As Marcuse transitions from Hegel to Marx or from
philosophy to social theory In Part Two of Reason and Revolution
he discusses the negation of philosophy. This builds on Marx’s
view that the purpose of philosophy is to transcend itself. In
Towards a Critique of Hegel’s Philosophy of Right: Introduction, Marx
claims that one has to transcend philosophy to realize it and one
realizes philosophy by transcending it (Marx 2000b: 76). The point
is that philosophy produces the concept of freedom but philosophy
must be transcended if the concept of freedom is to be realized in
actual social life and in social relations.
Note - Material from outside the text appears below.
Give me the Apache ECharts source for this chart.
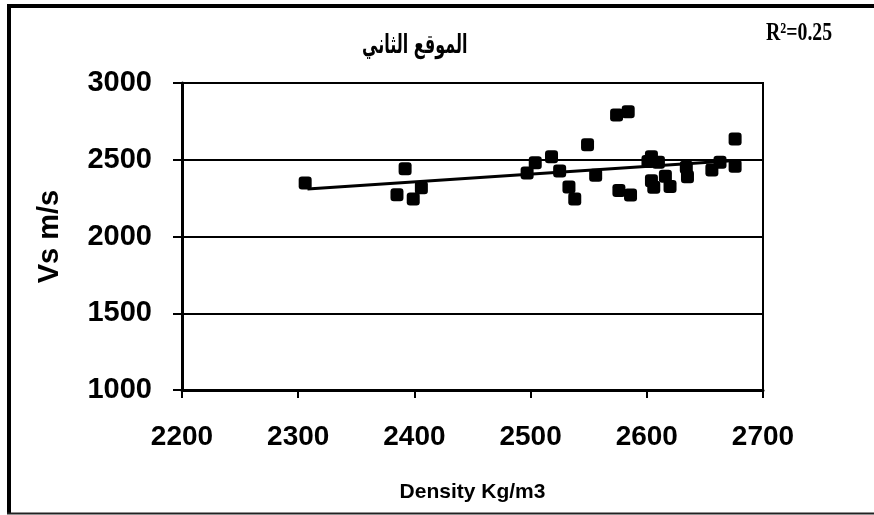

Marcuse follows this line of
thought in Reason and Revolution and in an earlier essay entitled
“Philosophy and Critical Theory.” In both texts Marcuse shows
how Hegel’s philosophical concepts become economic concepts in
the work of Marx. If freedom is to be actualized we must transition
from philosophical questions to economic, political, and social
questions. For it is the way in which economics, the political order,
and social relations are organize that either prohibit the material
manifestation of freedom or makes it possible. The utopian impulse
that permeates philosophy becomes a critique of the material
possibilities of its manifestation. Hence, reason turns from its
function of producing the concept of freedom to a critique of the
necessary conditions for the manifestation of freedom in the
material world.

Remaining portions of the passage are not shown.